LEWISTON — A day after he fell from a third-story window, 22-month-old David O’Connor was back home Wednesday and keeping his feet planted on the floorboards.
“It’s like nothing happened — no broken bones, no internal injuries,” mother Crystal Martin said. “He has a small bruise and a small scratch.”
The first thing the toddler did when he got back to his 21 Walnut St. apartment?
“He headed right for the windows,” Martin said.
This time, the boy could not take a fast shortcut to the ground below. Martin and her fiance, Jonathan O’Connor, were keeping all of the windows closed. That was at the direction of the Department of Health and Human Services but also for their own peace of mind.
On Tuesday, the toddler lifted a window and shoved his hands through a screen. Moments later, he was on the ground three floors down.
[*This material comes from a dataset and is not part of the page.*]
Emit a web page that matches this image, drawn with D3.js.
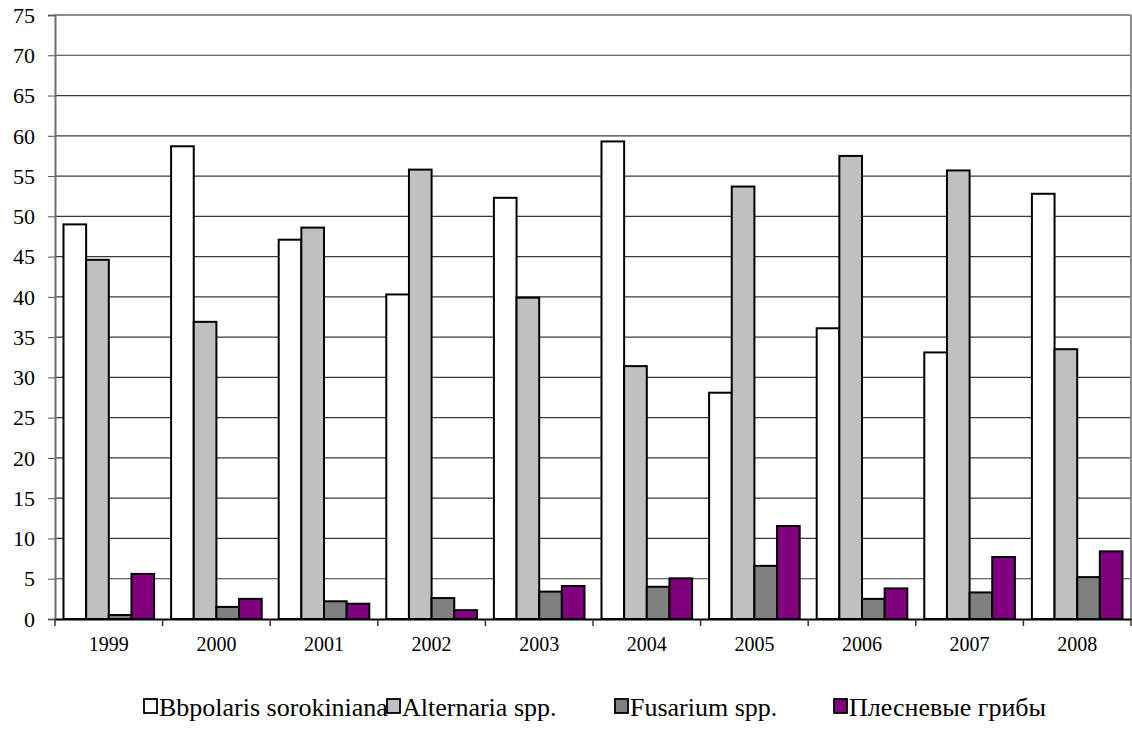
<!DOCTYPE html>
<html><head><meta charset="utf-8"><script src="https://cdn.jsdelivr.net/npm/d3@7"></script></head>
<body style="margin:0">
<script>
const years = ["1999", "2000", "2001", "2002", "2003", "2004", "2005", "2006", "2007", "2008"];
const seriesNames = ["Bbpolaris sorokiniana", "Alternaria spp.", "Fusarium spp.", "Плесневые грибы"];
const bipolaris = [49.0, 58.7, 47.1, 40.3, 52.3, 59.3, 28.1, 36.1, 33.1, 52.8];
const alternaria = [44.6, 36.9, 48.6, 55.8, 39.9, 31.4, 53.7, 57.5, 55.7, 33.5];
const fusarium = [0.5, 1.5, 2.2, 2.6, 3.4, 4.0, 6.6, 2.5, 3.3, 5.2];
const moulds = [5.6, 2.5, 1.9, 1.1, 4.1, 5.05, 11.55, 3.8, 7.7, 8.4];
const yTicks = [0, 5, 10, 15, 20, 25, 30, 35, 40, 45, 50, 55, 60, 65, 70, 75];

const colors = ["#ffffff", "#c0c0c0", "#808080", "#800080"];
const allSeries = [bipolaris, alternaria, fusarium, moulds];
const fam = "Liberation Serif";

const width = 1132, height = 735;
const plotLeft = 55, plotRight = 1131, plotTop = 15, plotBottom = 619;

const svg = d3.select("body").append("svg")
    .attr("width", width)
    .attr("height", height);

const x = d3.scaleBand()
    .domain(years)
    .range([plotLeft, plotRight]);

const xInner = d3.scaleBand()
    .domain(d3.range(seriesNames.length))
    .range([0, x.bandwidth()])
    .paddingOuter(0.375)
    .paddingInner(0);

const y = d3.scaleLinear()
    .domain([0, 75])
    .range([plotBottom, plotTop]);

// grid lines
svg.append("g")
    .selectAll("line")
    .data(yTicks.slice(1))
    .join("line")
    .attr("x1", plotLeft)
    .attr("x2", plotRight)
    .attr("y1", d => y(d))
    .attr("y2", d => y(d))
    .attr("stroke", d => d === 75 ? "#8c8c8c" : "#3a3a3a")
    .attr("stroke-width", d => d === 75 ? 2 : 1.2);

// right border
svg.append("line")
    .attr("x1", plotRight).attr("x2", plotRight)
    .attr("y1", plotTop).attr("y2", plotBottom)
    .attr("stroke", "#8c8c8c")
    .attr("stroke-width", 2);

// y axis: ticks and line only, labels drawn separately
const yAxis = svg.append("g")
    .attr("transform", `translate(${plotLeft},0)`)
    .call(d3.axisLeft(y).tickValues(yTicks).tickSize(7).tickFormat(""));
yAxis.select(".domain").attr("stroke", "#6e6e6e").attr("stroke-width", 2);
yAxis.selectAll(".tick line").attr("stroke", "#555");

svg.append("g")
    .selectAll("text")
    .data(yTicks)
    .join("text")
    .attr("x", plotLeft - 20)
    .attr("y", d => y(d))
    .attr("dy", "0.35em")
    .attr("text-anchor", "end")
    .style("font-family", () => `"${fam}"`)
    .attr("font-size", 22)
    .text(d => d);

// bars
const groups = svg.append("g")
    .selectAll("g")
    .data(years)
    .join("g")
    .attr("transform", d => `translate(${x(d)},0)`);

groups.selectAll("rect")
    .data((d, i) => allSeries.map((s, k) => ({ k: k, v: s[i] })))
    .join("rect")
    .attr("x", d => xInner(d.k))
    .attr("width", xInner.bandwidth())
    .attr("y", d => y(d.v))
    .attr("height", d => y(0) - y(d.v))
    .attr("fill", d => colors[d.k])
    .attr("stroke", "#000")
    .attr("stroke-width", 2);

// x axis line
const xAxis = svg.append("g")
    .attr("transform", `translate(0,${plotBottom})`)
    .call(d3.axisBottom(x).tickSize(0).tickFormat(""));
xAxis.select(".domain").attr("stroke", "#000").attr("stroke-width", 2);

svg.append("g")
    .selectAll("text")
    .data(years)
    .join("text")
    .attr("x", d => x(d) + x.bandwidth() / 2)
    .attr("y", plotBottom + 32)
    .attr("text-anchor", "middle")
    .style("font-family", () => `"${fam}"`)
    .attr("font-size", 20)
    .text(d => d);

// category separator ticks
svg.append("g")
    .selectAll("line")
    .data(years.concat(["end"]))
    .join("line")
    .attr("x1", d => d === "end" ? plotRight : x(d))
    .attr("x2", d => d === "end" ? plotRight : x(d))
    .attr("y1", plotBottom)
    .attr("y2", plotBottom + 7)
    .attr("stroke", "#333")
    .attr("stroke-width", 1.5);

// legend
const legendX = [143, 386, 614, 833];
const legend = svg.append("g")
    .selectAll("g")
    .data(seriesNames)
    .join("g")
    .attr("transform", (d, i) => `translate(${legendX[i]},0)`);

legend.append("rect")
    .attr("x", 1)
    .attr("y", 699)
    .attr("width", 13)
    .attr("height", 14)
    .attr("fill", (d, i) => colors[i])
    .attr("stroke", "#000")
    .attr("stroke-width", 1.8);

legend.append("text")
    .attr("x", 16)
    .attr("y", 716)
    .style("font-family", () => `"${fam}"`)
    .attr("font-size", 26)
    .text(d => d);
</script></body></html>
The boy was supposed to be taking a nap.
Martin said her son had been put down to sleep 15 minutes earlier. But he was the curious type, an adventurer, so the couple checked on him frequently. At some point, his father went into the bedroom to see what was what.
“He just had a gut feeling that something was wrong,” Martin said. “The first thing he saw was the window wide open and the screen blowing in the breeze. All I heard was him screaming, ‘Oh, my God!’”
For the red-haired boy, the drop was a fast one. For his parents, the horror of those moments seemed to go on forever.
“When I saw that the screen was out, I knew exactly what had happened,” Jonathan O'Connor said. “My first thought was to jump out the window, to get to him as fast as I could.”
Instead, he took the front stairs.
“I just ran down those stairs as fast as I could,” O'Connor said. “I don’t think I touched a single stair all the way down.”
Outside, the boy was remarkably intact. He wasn’t crying, his father said. He was pale but coherent. He responded when his father said his name.
“The police were there in a flash,” O'Connor said. “I’m really impressed with that department. The police got there in record time and the ambulance was there five minutes later.”
The boy spent the night at the hospital where he was examined from head to toe. On Wednesday, his parents got the diagnosis: nothing broken, ripped or ruptured.
Some consider it a marvel — by Thursday night, neighbors had taken to calling the toddler Hercules or speculating that he might become a professional wrestler — if not a miracle.
The boy was named after Crystal’s brother, who was killed in a crash in 2002. The way she sees it, her brother may have been at work when her son dropped from that horrifying height.
“That,” she said, “is his guardian angel.”